U.S. Attorney Bharara Faces Setbacks Amid Success Run

NEW YORK (AP) —
U.S. Attorney Preet Bharara arriving for a lecture at Penn State Law last year. (Penn State)
U.S. Attorney Preet Bharara arriving for a lecture at Penn State Law last year. (Penn State)

It was bad enough that New York’s most famous prosecutor, Preet Bharara, lost in the sweepstakes to become the next U.S. attorney general nominee to a fellow federal prosecutor from his own city.

But Bharara and his team in the Manhattan U.S. attorney’s office have also suffered some major setbacks in recent months of a kind not seen since he arrived on the job nearly six years ago.

They include a federal appeals court’s dismissal of insider trading convictions against two men, and prison sentences for five former employees of imprisoned financier Bernard Madoff that fell decades short of what the government sought. The appeals court ruling has led to the unraveling of several other insider trading convictions among more than 80 that the office proudly touted before the setback.

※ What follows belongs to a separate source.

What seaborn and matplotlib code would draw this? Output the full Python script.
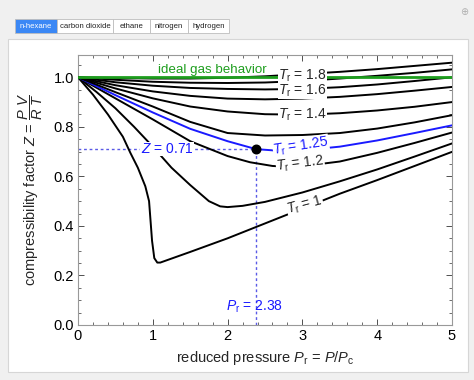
import numpy as np
import pandas as pd
import matplotlib
matplotlib.use("Agg")
import matplotlib.pyplot as plt
import seaborn as sns
from matplotlib.patches import Rectangle
from matplotlib.ticker import MultipleLocator

# ------------------------------------------------------------
# data (reduced pressure vs compressibility)
# ------------------------------------------------------------
pr_t10 = [0, 0.2, 0.4, 0.6, 0.7, 0.8, 0.9, 0.95, 0.97, 0.99, 1.02, 1.06, 1.1,
          1.5, 2.0, 2.5, 3.0, 3.5, 4.0, 4.5, 5.0]
z_t10 = [1.0, 0.93, 0.85, 0.76, 0.695, 0.635, 0.56, 0.50, 0.42, 0.34, 0.27,
         0.252, 0.252, 0.295, 0.35, 0.41, 0.47, 0.53, 0.585, 0.642, 0.699]

pr_t11 = [0, 0.25, 0.5, 0.75, 1.0, 1.25, 1.5, 1.75, 1.9, 2.0, 2.2, 2.5, 3.0,
          3.5, 4.0, 4.5, 5.0]
z_t11 = [1.0, 0.94, 0.875, 0.80, 0.72, 0.635, 0.565, 0.50, 0.479, 0.476,
         0.481, 0.497, 0.535, 0.58, 0.628, 0.68, 0.733]

pr_t12 = [0, 0.5, 1.0, 1.5, 2.0, 2.3, 2.6, 2.8, 3.0, 3.5, 4.0, 4.5, 5.0]
z_t12 = [1.0, 0.915, 0.83, 0.742, 0.682, 0.657, 0.642, 0.639, 0.641, 0.66,
         0.695, 0.735, 0.777]

pr_t125 = [0, 0.5, 1.0, 1.5, 2.0, 2.38, 2.7, 3.0, 3.5, 4.0, 4.5, 5.0]
z_t125 = [1.0, 0.928, 0.858, 0.792, 0.742, 0.71, 0.703, 0.705, 0.72, 0.745,
          0.775, 0.806]

pr_grid = [0, 0.5, 1.0, 1.5, 2.0, 2.5, 3.0, 3.5, 4.0, 4.5, 5.0]
z_t13 = [1.0, 0.94, 0.882, 0.82, 0.775, 0.765, 0.767, 0.775, 0.793, 0.818, 0.847]
z_t14 = [1.0, 0.955, 0.915, 0.882, 0.862, 0.851, 0.849, 0.855, 0.866, 0.881, 0.90]
z_t15 = [1.0, 0.968, 0.943, 0.925, 0.914, 0.911, 0.914, 0.921, 0.932, 0.946, 0.961]
z_t16 = [1.0, 0.98, 0.966, 0.957, 0.953, 0.951, 0.953, 0.96, 0.971, 0.985, 1.0]
z_t18 = [1.0, 0.99, 0.982, 0.978, 0.977, 0.979, 0.985, 0.995, 1.006, 1.018, 1.032]
z_t20 = [1.0, 0.997, 0.995, 0.995, 0.998, 1.004, 1.013, 1.022, 1.033, 1.046, 1.059]

pr_ideal = [0, 5]
z_ideal = [1.0, 1.0]

# selected state
pr_sel = 2.38
z_sel = 0.71

tabs = ["n-hexane", "carbon dioxide", "ethane", "nitrogen", "hydrogen"]

rows = []
for name, xs, ys in [("1", pr_t10, z_t10), ("1.1", pr_t11, z_t11),
                     ("1.2", pr_t12, z_t12), ("1.25", pr_t125, z_t125),
                     ("1.3", pr_grid, z_t13), ("1.4", pr_grid, z_t14),
                     ("1.5", pr_grid, z_t15), ("1.6", pr_grid, z_t16),
                     ("1.8", pr_grid, z_t18), ("2.0", pr_grid, z_t20)]:
    for x, y in zip(xs, ys):
        rows.append({"Tr": name, "Pr": x, "Z": y})
df = pd.DataFrame(rows)

# ------------------------------------------------------------
# style
# ------------------------------------------------------------
sns.set_style("ticks")
plt.rcParams["font.family"] = ["Liberation Sans", "DejaVu Sans"]
plt.rcParams["mathtext.fontset"] = "custom"
plt.rcParams["mathtext.rm"] = "Liberation Sans"
plt.rcParams["mathtext.it"] = "Liberation Sans:italic"

BLUE = "#1a1aff"
GREEN = "#1e9e1e"
DOT = "#5a5ae6"

fig = plt.figure(figsize=(4.74, 3.80), dpi=100, facecolor="#f0f0f0")

# white panel (behind the axes)
fig.patches.append(Rectangle((8 / 474, 1 - 372 / 380), 460 / 474, 333 / 380,
                             transform=fig.transFigure, facecolor="white",
                             edgecolor="#d6d6d6", lw=0.8, zorder=-5))

# tab bar
tab_x = [15, 57, 113, 150, 188, 229]
for i, t in enumerate(tabs):
    x0, x1 = tab_x[i] / 474, tab_x[i + 1] / 474
    sel = i == 0
    fig.patches.append(Rectangle((x0, 1 - 33 / 380), x1 - x0, 14 / 380,
                                 transform=fig.transFigure,
                                 facecolor="#3b88f5" if sel else "white",
                                 edgecolor="#bdbdbd", lw=0.6, zorder=-4))
    fig.text((x0 + x1) / 2, 1 - 26 / 380, t, ha="center", va="center",
             fontsize=5.6, color="white" if sel else "#222222")
fig.text(464 / 474, 1 - 12 / 380, "\u2295", ha="center", va="center",
         fontsize=7, color="#b0b0b0", family=["DejaVu Sans"])

ax = fig.add_axes([78 / 474, 1 - 325 / 380, 374 / 474, 270 / 380])
ax.set_zorder(2)
ax.set_facecolor("white")

palette = {k: "black" for k in df["Tr"].unique()}
palette["1.25"] = BLUE
sns.lineplot(data=df, x="Pr", y="Z", hue="Tr", palette=palette, sort=False,
             estimator=None, lw=1.4, legend=False, ax=ax, zorder=3)
sns.lineplot(x=pr_ideal, y=z_ideal, color=GREEN, lw=2.0, ax=ax, zorder=4)

# selected point guides
ax.plot([0, pr_sel], [z_sel, z_sel], ls=(0, (2, 2)), color=DOT, lw=1.0, zorder=2)
ax.plot([pr_sel, pr_sel], [0, z_sel], ls=(0, (2, 2)), color=DOT, lw=1.0, zorder=2)
ax.scatter([pr_sel], [z_sel], s=38, color="black", zorder=6)

box = dict(facecolor="white", edgecolor="none", pad=0.1)
fs = 10
ax.text(1.79, 1.028, "ideal gas behavior", color=GREEN, fontsize=9.6,
        ha="center", va="center", zorder=7)
ax.text(3.0, 1.008, r"$T_\mathrm{r}$ = 1.8", fontsize=fs, ha="center",
        va="center", bbox=box, zorder=7)
ax.text(3.0, 0.946, r"$T_\mathrm{r}$ = 1.6", fontsize=fs, ha="center",
        va="center", bbox=box, zorder=7)
ax.text(3.0, 0.847, r"$T_\mathrm{r}$ = 1.4", fontsize=fs, ha="center",
        va="center", bbox=box, zorder=7)
ax.text(2.98, 0.722, r"$T_\mathrm{r}$ = 1.25", fontsize=fs, ha="center",
        va="center", color=BLUE, rotation=9, bbox=box, zorder=7)
ax.text(2.97, 0.652, r"$T_\mathrm{r}$ = 1.2", fontsize=fs, ha="center",
        va="center", rotation=7, bbox=box, zorder=7)
ax.text(3.03, 0.485, r"$T_\mathrm{r}$ = 1", fontsize=fs, ha="center",
        va="center", rotation=15, bbox=box, zorder=7)
ax.text(1.19, z_sel, r"$Z$ = 0.71", fontsize=fs, ha="center", va="center",
        color=BLUE, bbox=box, zorder=7)
ax.text(pr_sel - 0.02, 0.073, r"$P_\mathrm{r}$ = 2.38", fontsize=fs,
        ha="center", va="center", color=BLUE, zorder=7)

ax.set_xlim(0, 5)
ax.set_ylim(0, 1.09)
ax.set_xticks([0, 1, 2, 3, 4, 5])
ax.set_yticks([0, 0.2, 0.4, 0.6, 0.8, 1.0])
ax.set_yticklabels(["0.0", "0.2", "0.4", "0.6", "0.8", "1.0"])
ax.xaxis.set_minor_locator(MultipleLocator(0.2))
ax.yaxis.set_minor_locator(MultipleLocator(0.05))
ax.tick_params(which="both", direction="in", top=True, right=True,
               labelsize=10.5, colors="#333333", labelcolor="black")
ax.tick_params(which="major", length=4, width=0.6, pad=3)
ax.tick_params(which="minor", length=2.2, width=0.5)
for s in ax.spines.values():
    s.set_color("#999999")
    s.set_linewidth(0.8)

ax.set_xlabel(r"reduced pressure $P_\mathrm{r}$ = $P/P_\mathrm{c}$",
              fontsize=10.5, labelpad=4)
ax.set_ylabel(r"compressibility factor $Z$ = $\dfrac{P\ V}{R\ T}$",
              fontsize=10.5, labelpad=6)

fig.savefig("out.png", dpi=100, facecolor=fig.get_facecolor())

Could it be a dimming of the star prosecutor who once made the cover of Time magazine, who has been widely praised for his tough talk about insider trading on Wall Street, and whose fight against public corruption, particularly in New York state government, has put him at odds with Gov. Andrew Cuomo?

Bennett L. Gershman, a professor at Pace University School of Law, suggests Bharara’s constant efforts to raise his own profile — through news conferences, speeches, even a lengthy nationally broadcast interview — may be backfiring.

“Is he educating people? Maybe. Is he inflaming people? Maybe. Is he doing what prosecutors should do? No.” Gershman said. “Because he’s put himself out there with such gusto — grandstanding — the cases he’s lost are going to take on added prominence.”

Compared to Loretta Lynch, the U.S. attorney in Brooklyn who secured the U.S. attorney general nomination despite her under-the-radar persona, “It’s like night and day,” he added.

At a recent law school forum, Bharara told the audience he considered it his duty to accept speaking engagements and use his position as bully pulpit.

“Whether it’s gang violence or cybercrime or national security or drug trafficking or the prescription pill epidemic or fraud on Wall Street, it’s a fundamental part of the job to talk about these issues so as a community and a country, we are not just focused narrowly on prosecuting crime, but also preventing it and deterring it,” he said.

To be sure, Bharara continues to enjoy a high success rate in criminal cases in general, scoring triumphs in cases big and small. That includes terrorism trials that ended with convictions of Osama bin Laden’s former spokesman and of a British Islamic cleric who was convicted of conspiring to provide material support to terrorist organizations.

Only three weeks ago, a jury convicted one of al-Qaida’s earliest members, someone who was so close to bin Laden that he arranged interviews for him in the late 1990s with American journalists.

But the setbacks stand out in the Southern District of New York, a region encompassing Manhattan, the Bronx, and the suburban counties north of the city, where prosecutors secure convictions over 90 percent of the time.